Kate Chisholm

Last suppers

Plus: why Radio 4’s fascinating new series The Patch could become a long-running favourite

You don’t need headphones to appreciate, and catch on to, the unique selling point of radio: its immediacy, its directness, that sense that someone is talking to you, and you alone. In fact, if anything, headphones take away from radio’s ability to reach out to the isolated and the lonely, to create that connection between you, the listener, and that someone else, the person behind the mic. With headphones the voice gets inside your head, but it’s not like having a conversation. That USP also explains why listening in the car works so well, creating a companionship while driving alone along a road empty of human contact, surrounded by fast-moving machines. You need that voice to reassure and remind, keep you focused and aware.

Behind the wheel is also where you’re most likely to experience the serendipity of switching on and hearing something that suddenly speaks directly to you, the words moving beyond just hearing into a much deeper connection, a resonance. The other day, for instance, on a routine run home from the shops, I found myself inside an American prison and listening to the cook who had spent years preparing food for those on death row.

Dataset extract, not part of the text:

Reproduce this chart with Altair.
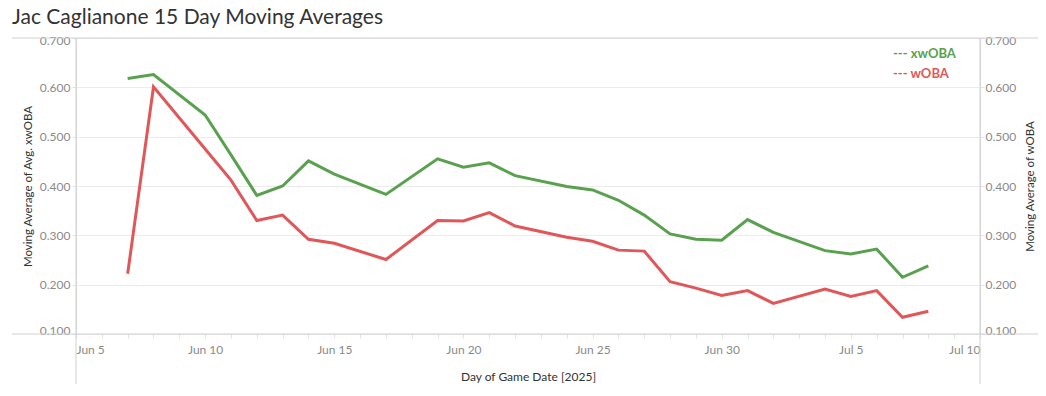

The cook, Brian Price, was talking on Short Cuts, Radio 4’s series of short documentaries that tell a story, take us into another life, curated by Josie Long (and produced by Eleanor McDowall). Price had been assigned to the kitchen on arrival at the Walls Unit prison in Huntsville, Texas, and was taught his craft by a four-star chef. (How, one wondered, had both Price and the chef ended up in prison?) In 1991 Price took over the job of making meals for those about to be executed and did it for the next ten years, preparing 189 last meals.